*DESCRIPTION OF THE TASK:* Set down each line of the data below exactly as it stands, dropping the pictures.

*SUPPLIED MATERIAL:*

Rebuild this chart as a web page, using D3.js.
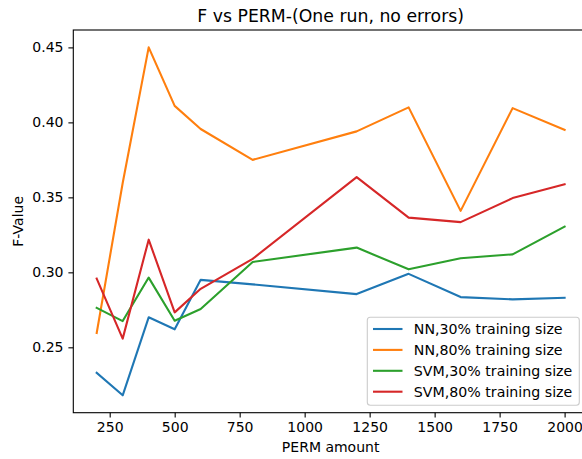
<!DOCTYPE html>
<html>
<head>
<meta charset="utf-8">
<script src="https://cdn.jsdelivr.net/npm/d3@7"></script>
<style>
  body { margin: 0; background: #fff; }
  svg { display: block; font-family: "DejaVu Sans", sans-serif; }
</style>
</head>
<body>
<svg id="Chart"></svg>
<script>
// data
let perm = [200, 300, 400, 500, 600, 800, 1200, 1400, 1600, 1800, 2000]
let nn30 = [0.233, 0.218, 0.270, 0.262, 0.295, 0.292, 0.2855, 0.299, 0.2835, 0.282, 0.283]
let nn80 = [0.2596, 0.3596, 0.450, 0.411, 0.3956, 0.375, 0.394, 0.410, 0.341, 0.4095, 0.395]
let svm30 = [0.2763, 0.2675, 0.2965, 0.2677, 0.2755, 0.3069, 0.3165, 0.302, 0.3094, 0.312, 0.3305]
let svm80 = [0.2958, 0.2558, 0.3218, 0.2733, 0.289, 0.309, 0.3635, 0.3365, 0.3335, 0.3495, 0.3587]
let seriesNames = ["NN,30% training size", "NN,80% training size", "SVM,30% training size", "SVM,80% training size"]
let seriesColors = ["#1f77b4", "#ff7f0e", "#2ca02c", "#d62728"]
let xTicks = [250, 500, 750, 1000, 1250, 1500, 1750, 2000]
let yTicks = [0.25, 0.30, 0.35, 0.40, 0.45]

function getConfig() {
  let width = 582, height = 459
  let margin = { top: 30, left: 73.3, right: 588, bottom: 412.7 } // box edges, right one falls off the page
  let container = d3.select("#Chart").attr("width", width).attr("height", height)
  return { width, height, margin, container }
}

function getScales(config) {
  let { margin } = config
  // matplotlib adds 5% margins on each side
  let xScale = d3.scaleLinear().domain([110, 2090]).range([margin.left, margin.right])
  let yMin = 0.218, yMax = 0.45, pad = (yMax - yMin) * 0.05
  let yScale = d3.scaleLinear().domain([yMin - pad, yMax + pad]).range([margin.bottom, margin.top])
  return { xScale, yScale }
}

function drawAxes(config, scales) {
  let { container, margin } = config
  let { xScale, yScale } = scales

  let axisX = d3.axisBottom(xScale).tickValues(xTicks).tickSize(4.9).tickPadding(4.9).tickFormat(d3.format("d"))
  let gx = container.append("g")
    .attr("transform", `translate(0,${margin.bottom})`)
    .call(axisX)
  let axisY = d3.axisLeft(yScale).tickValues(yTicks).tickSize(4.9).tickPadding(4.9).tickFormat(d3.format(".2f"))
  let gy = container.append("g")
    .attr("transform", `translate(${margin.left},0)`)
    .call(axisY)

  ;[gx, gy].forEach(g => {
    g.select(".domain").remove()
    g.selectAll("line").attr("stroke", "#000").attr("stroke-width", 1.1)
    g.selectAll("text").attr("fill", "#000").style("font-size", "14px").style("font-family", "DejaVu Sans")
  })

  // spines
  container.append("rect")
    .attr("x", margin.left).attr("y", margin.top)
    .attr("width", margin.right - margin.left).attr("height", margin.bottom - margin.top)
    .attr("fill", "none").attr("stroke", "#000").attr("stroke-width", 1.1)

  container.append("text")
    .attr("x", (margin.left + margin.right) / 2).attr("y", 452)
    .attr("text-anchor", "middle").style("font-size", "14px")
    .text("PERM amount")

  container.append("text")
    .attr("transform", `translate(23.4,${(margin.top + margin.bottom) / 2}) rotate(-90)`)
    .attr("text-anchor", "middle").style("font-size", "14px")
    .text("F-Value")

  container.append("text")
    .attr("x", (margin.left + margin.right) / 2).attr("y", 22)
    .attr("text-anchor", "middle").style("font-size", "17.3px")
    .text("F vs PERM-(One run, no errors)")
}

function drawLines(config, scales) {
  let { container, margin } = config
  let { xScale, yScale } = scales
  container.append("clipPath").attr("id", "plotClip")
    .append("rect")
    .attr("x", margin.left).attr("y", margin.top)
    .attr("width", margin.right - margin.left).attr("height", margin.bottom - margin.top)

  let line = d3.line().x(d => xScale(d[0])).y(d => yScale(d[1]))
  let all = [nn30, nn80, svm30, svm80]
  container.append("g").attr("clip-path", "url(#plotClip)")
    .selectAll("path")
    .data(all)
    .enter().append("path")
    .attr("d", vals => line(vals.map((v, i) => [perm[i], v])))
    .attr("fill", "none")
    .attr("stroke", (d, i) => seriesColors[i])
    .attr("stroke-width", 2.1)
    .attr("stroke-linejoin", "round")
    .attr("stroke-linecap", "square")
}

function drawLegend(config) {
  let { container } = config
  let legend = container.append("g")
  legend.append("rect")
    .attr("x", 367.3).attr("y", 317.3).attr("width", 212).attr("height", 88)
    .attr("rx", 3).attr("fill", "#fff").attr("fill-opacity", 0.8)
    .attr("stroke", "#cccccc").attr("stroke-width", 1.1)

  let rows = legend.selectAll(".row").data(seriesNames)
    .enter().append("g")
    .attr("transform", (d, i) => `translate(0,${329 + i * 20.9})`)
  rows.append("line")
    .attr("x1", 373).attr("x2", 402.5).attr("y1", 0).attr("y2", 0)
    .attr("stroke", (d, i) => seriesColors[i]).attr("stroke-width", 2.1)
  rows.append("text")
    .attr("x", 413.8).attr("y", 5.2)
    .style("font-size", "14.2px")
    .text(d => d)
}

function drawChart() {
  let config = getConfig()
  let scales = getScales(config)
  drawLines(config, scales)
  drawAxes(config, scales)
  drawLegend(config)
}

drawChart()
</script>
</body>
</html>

*WRITTEN SOLUTION:*
Rebuild this chart as a web page, using D3.js.
<!DOCTYPE html>
<html>
<head>
<meta charset="utf-8">
<script src="https://cdn.jsdelivr.net/npm/d3@7"></script>
<style>
  body { margin: 0; background: #fff; }
  svg { display: block; font-family: "DejaVu Sans", sans-serif; }
</style>
</head>
<body>
<svg id="Chart"></svg>
<script>
// data
let perm = [200, 300, 400, 500, 600, 800, 1200, 1400, 1600, 1800, 2000]
let nn30 = [0.233, 0.218, 0.270, 0.262, 0.295, 0.292, 0.2855, 0.299, 0.2835, 0.282, 0.283]
let nn80 = [0.2596, 0.3596, 0.450, 0.411, 0.3956, 0.375, 0.394, 0.410, 0.341, 0.4095, 0.395]
let svm30 = [0.2763, 0.2675, 0.2965, 0.2677, 0.2755, 0.3069, 0.3165, 0.302, 0.3094, 0.312, 0.3305]
let svm80 = [0.2958, 0.2558, 0.3218, 0.2733, 0.289, 0.309, 0.3635, 0.3365, 0.3335, 0.3495, 0.3587]
let seriesNames = ["NN,30% training size", "NN,80% training size", "SVM,30% training size", "SVM,80% training size"]
let seriesColors = ["#1f77b4", "#ff7f0e", "#2ca02c", "#d62728"]
let xTicks = [250, 500, 750, 1000, 1250, 1500, 1750, 2000]
let yTicks = [0.25, 0.30, 0.35, 0.40, 0.45]

function getConfig() {
  let width = 582, height = 459
  let margin = { top: 30, left: 73.3, right: 588, bottom: 412.7 } // box edges, right one falls off the page
  let container = d3.select("#Chart").attr("width", width).attr("height", height)
  return { width, height, margin, container }
}

function getScales(config) {
  let { margin } = config
  // matplotlib adds 5% margins on each side
  let xScale = d3.scaleLinear().domain([110, 2090]).range([margin.left, margin.right])
  let yMin = 0.218, yMax = 0.45, pad = (yMax - yMin) * 0.05
  let yScale = d3.scaleLinear().domain([yMin - pad, yMax + pad]).range([margin.bottom, margin.top])
  return { xScale, yScale }
}

function drawAxes(config, scales) {
  let { container, margin } = config
  let { xScale, yScale } = scales

  let axisX = d3.axisBottom(xScale).tickValues(xTicks).tickSize(4.9).tickPadding(4.9).tickFormat(d3.format("d"))
  let gx = container.append("g")
    .attr("transform", `translate(0,${margin.bottom})`)
    .call(axisX)
  let axisY = d3.axisLeft(yScale).tickValues(yTicks).tickSize(4.9).tickPadding(4.9).tickFormat(d3.format(".2f"))
  let gy = container.append("g")
    .attr("transform", `translate(${margin.left},0)`)
    .call(axisY)

  ;[gx, gy].forEach(g => {
    g.select(".domain").remove()
    g.selectAll("line").attr("stroke", "#000").attr("stroke-width", 1.1)
    g.selectAll("text").attr("fill", "#000").style("font-size", "14px").style("font-family", "DejaVu Sans")
  })

  // spines
  container.append("rect")
    .attr("x", margin.left).attr("y", margin.top)
    .attr("width", margin.right - margin.left).attr("height", margin.bottom - margin.top)
    .attr("fill", "none").attr("stroke", "#000").attr("stroke-width", 1.1)

  container.append("text")
    .attr("x", (margin.left + margin.right) / 2).attr("y", 452)
    .attr("text-anchor", "middle").style("font-size", "14px")
    .text("PERM amount")

  container.append("text")
    .attr("transform", `translate(23.4,${(margin.top + margin.bottom) / 2}) rotate(-90)`)
    .attr("text-anchor", "middle").style("font-size", "14px")
    .text("F-Value")

  container.append("text")
    .attr("x", (margin.left + margin.right) / 2).attr("y", 22)
    .attr("text-anchor", "middle").style("font-size", "17.3px")
    .text("F vs PERM-(One run, no errors)")
}

function drawLines(config, scales) {
  let { container, margin } = config
  let { xScale, yScale } = scales
  container.append("clipPath").attr("id", "plotClip")
    .append("rect")
    .attr("x", margin.left).attr("y", margin.top)
    .attr("width", margin.right - margin.left).attr("height", margin.bottom - margin.top)

  let line = d3.line().x(d => xScale(d[0])).y(d => yScale(d[1]))
  let all = [nn30, nn80, svm30, svm80]
  container.append("g").attr("clip-path", "url(#plotClip)")
    .selectAll("path")
    .data(all)
    .enter().append("path")
    .attr("d", vals => line(vals.map((v, i) => [perm[i], v])))
    .attr("fill", "none")
    .attr("stroke", (d, i) => seriesColors[i])
    .attr("stroke-width", 2.1)
    .attr("stroke-linejoin", "round")
    .attr("stroke-linecap", "square")
}

function drawLegend(config) {
  let { container } = config
  let legend = container.append("g")
  legend.append("rect")
    .attr("x", 367.3).attr("y", 317.3).attr("width", 212).attr("height", 88)
    .attr("rx", 3).attr("fill", "#fff").attr("fill-opacity", 0.8)
    .attr("stroke", "#cccccc").attr("stroke-width", 1.1)

  let rows = legend.selectAll(".row").data(seriesNames)
    .enter().append("g")
    .attr("transform", (d, i) => `translate(0,${329 + i * 20.9})`)
  rows.append("line")
    .attr("x1", 373).attr("x2", 402.5).attr("y1", 0).attr("y2", 0)
    .attr("stroke", (d, i) => seriesColors[i]).attr("stroke-width", 2.1)
  rows.append("text")
    .attr("x", 413.8).attr("y", 5.2)
    .style("font-size", "14.2px")
    .text(d => d)
}

function drawChart() {
  let config = getConfig()
  let scales = getScales(config)
  drawLines(config, scales)
  drawAxes(config, scales)
  drawLegend(config)
}

drawChart()
</script>
</body>
</html>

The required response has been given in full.